Labels and laser printers have a difficult relationship; they don’t get along well. More than likely, if you send a sheet of labels through a laser printer, sooner or later you will experience the frustration of finding warm, gummy labels stuck to the toner drum or worse, adhered to the fuser. Because the fuser in a laser printer gets very hot, it warms the gluey side of labels. This can cause them to peel off the page while being pulled through the printer. Damaged drums and toners are pricey enough to replace. Fusers cost even more.

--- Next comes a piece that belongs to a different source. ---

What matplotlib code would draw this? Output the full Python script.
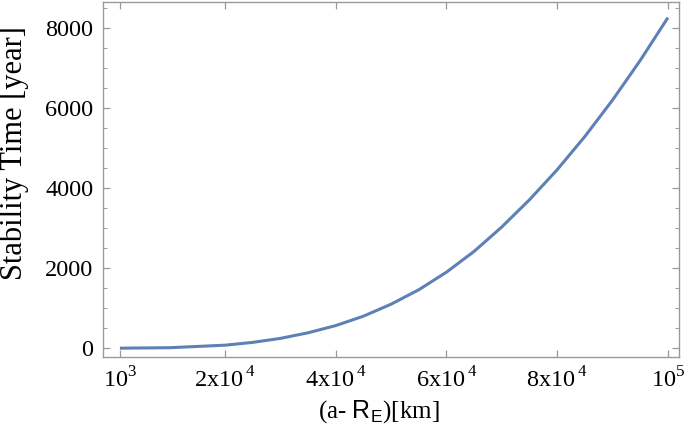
import numpy as np
import matplotlib
matplotlib.use("Agg")
import matplotlib.pyplot as plt
from matplotlib.ticker import MultipleLocator

plt.rcParams['font.family'] = ['Liberation Serif', 'DejaVu Serif']
plt.rcParams['mathtext.fontset'] = 'custom'
plt.rcParams['mathtext.rm'] = 'Liberation Serif'
plt.rcParams['mathtext.sf'] = 'Liberation Sans'

# values
altitude_km = [1000, 10000, 20000, 25000, 30000, 35000, 40000, 45000, 50000, 55000,
               60000, 65000, 70000, 75000, 80000, 85000, 90000, 95000, 100000]
stability_yr = [0, 12, 75, 145, 245, 385, 565, 800, 1100, 1460,
                1900, 2420, 3030, 3710, 4460, 5290, 6200, 7190, 8260]

xtick_vals = [1000, 20000, 40000, 60000, 80000, 100000]
xtick_labels = [r"10$^{3}$", r"2x10$^{\,4}$", r"4x10$^{\,4}$", r"6x10$^{\,4}$",
                r"8x10$^{\,4}$", r"10$^{5}$"]
ytick_vals = [0, 2000, 4000, 6000, 8000]

fig = plt.figure(figsize=(6.85, 4.30), dpi=100)
ax = fig.add_axes([0.1504, 0.1698, 0.8408, 0.8255])

ax.plot(altitude_km, stability_yr, color='#5E81B5', lw=2.2,
        solid_capstyle='butt', solid_joinstyle='round')

ax.set_xlim(-2050, 102000)
ax.set_ylim(-220, 8650)
ax.set_xticks(xtick_vals)
ax.set_xticklabels(xtick_labels)
ax.set_yticks(ytick_vals)
ax.yaxis.set_minor_locator(MultipleLocator(500))

frame = '#9a9a9a'
for s in ax.spines.values():
    s.set_color(frame)
    s.set_linewidth(1.0)
ax.tick_params(which='both', direction='in', top=True, right=True, color=frame,
               labelsize=17.5, labelcolor='black', pad=7)
ax.tick_params(which='major', length=5, width=0.9)
ax.tick_params(which='minor', length=3, width=0.7)

ax.set_ylabel("Stability Time [year]", fontsize=22)
ax.yaxis.set_label_coords(-0.128, 0.575)
ax.set_xlabel(r"(a- $\mathsf{R_E}$)[km]", fontsize=18)
ax.xaxis.set_label_coords(0.479, -0.1155)

fig.savefig("out.png", dpi=100)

My advice is to save label printing for ink jet printers or, better yet, for label makers. If, however, you insist on feeding labels through a laser printer, try following these suggestions and perhaps you will avoid the pain of having adhesive stuck to something inside your printer.
- Make sure to purchase labels that are marked specifically for use in laser printers. The glue on these labels is designed to withstand hotter temperatures in a laser printer versus cooler ink jet printers.
- Feed labels through one at a time via the feed tray (marked tray 1) so the label sheet runs through in a flat manner. This will lower the risk of having a label peel off and adhere to the internal parts of your printer.
- Never ever send a sheet of labels through the printer more than once. Each time the sheet is feed through, the glue on the backside is heated, and you risk a label slipping off.
- Don’t print on old labels, no matter how tempting it is. Old labels have dry glue that peels off easily inside your printer and sticks to things. Buying a new box of labels is a lot cheaper than buying a new drum or a new fuser.